To get into pharmacy school, you must first pass the PCAT (Pharmacy College Admissions Test), which is administered by the American Association of Colleges of Pharmacy. Thielemier says she made two attempts at the PCAT exam and studied for about four hours each time.

Additionally, you need prerequisites to get into pharmacy school, such as classes in laboratory sciences, which you can fulfill at just about any accredited university.

Some skills relate less to your formal education and more to your approach to business and learning. According to Thielemier, prospective pharmacists also need "excellent communication, presentation, and educational skills, [as well as an] entrepreneurial spirit and knowledge of current guidelines."

How Much Does a Pharmacist Make?

If you're interested in a career in pharmacology, you're probably curious about your potential earnings. According to the Bureau of Labor Statistics (BLS), pharmacists earn a median salary of $122,500 per year. However, your earning potential will vary depending on the career you choose. For instance, if you work as a consultant like Thielemier, you might have more control over your income.

You can also expect to receive benefits with many employment opportunities, from health insurance coverage to retirement plans. Although the BLS predicts that pharmacist careers will grow at a slower-than-average rate, population increases (and aging populations) will expand the demand for pharmacology professionals who can dispense medications.

What Qualities Do Great Pharmacists Possess?

If you want to rise to the top of your profession, it helps to cultivate personal qualities that lend themselves to career fulfillment and advancement. Albert and Thielemier both agree that a pharmacist must adopt the mindset of a "life-long learner." Additionally, Albert reveals that flexibility and adaptability become key assets in this profession.

If you plan to work in a retail setting, you'll also need excellent people skills. For instance, you might counsel patients about the best way to take a particular medication or about the potential side effects of a new drug. A compassionate, helpful attitude will ensure you connect with your patients and provide them with the information they need to take care of their health.

What Are the Rewards and Challenges Pharmacists Face?

Every career choice comes with certain challenges, but they're balanced by rewards that keep you motivated every morning when you get up for work. According to Albert, it's difficult to keep up with changes in pharmaceutical law and trends, especially in this modern age. As lawmakers create new policies to protect and inform the public, for instance, pharmacists must keep track of those changes and respond to them effectively.

Thielemier expresses frustration with the "lack of acceptance as a formal health care provider." She goes on to say that "pharmacists have doctorate degree[s] and more training in medication use and management than any other health care profession." However, she notes that she's inspired by the positive impact she has on both her patients and her consulting clients.

Can You Take Other Jobs in Preparation for a Career as a Pharmacist?

Many pharmacists start their careers in related professions. For instance, when asked about her work history, Thielemier says, "Since I was 17, I have worked [in] nearly every pharmacy position that exists, from register clerk to technician to intern to pharmacist." She advises that prospective pharmacists should only consider this career field if they're willing to continually improve their education.

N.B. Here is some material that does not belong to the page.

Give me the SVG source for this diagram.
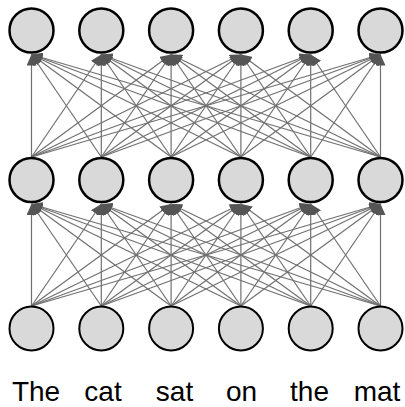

Consider following in Thielemier's footsteps and looking for a job as a pharmacy technician. You'll benefit from on-the-job training, as well as the opportunity to work with a credentialed pharmacist who can guide you down the right path. A pharmacy technician job description might involve taking phone calls from doctors and patients, keeping medications organized, filling prescriptions as they come in, and placing orders to maintain the desired pharmaceutical inventory.

Pharmacists play an active role in their patients' health care plans, advising and counseling them through illnesses and injuries. Though you'll need significant education to become a pharmacist, you'll enjoy the rewards of a lucrative career that allows you to make a positive difference in other people's lives.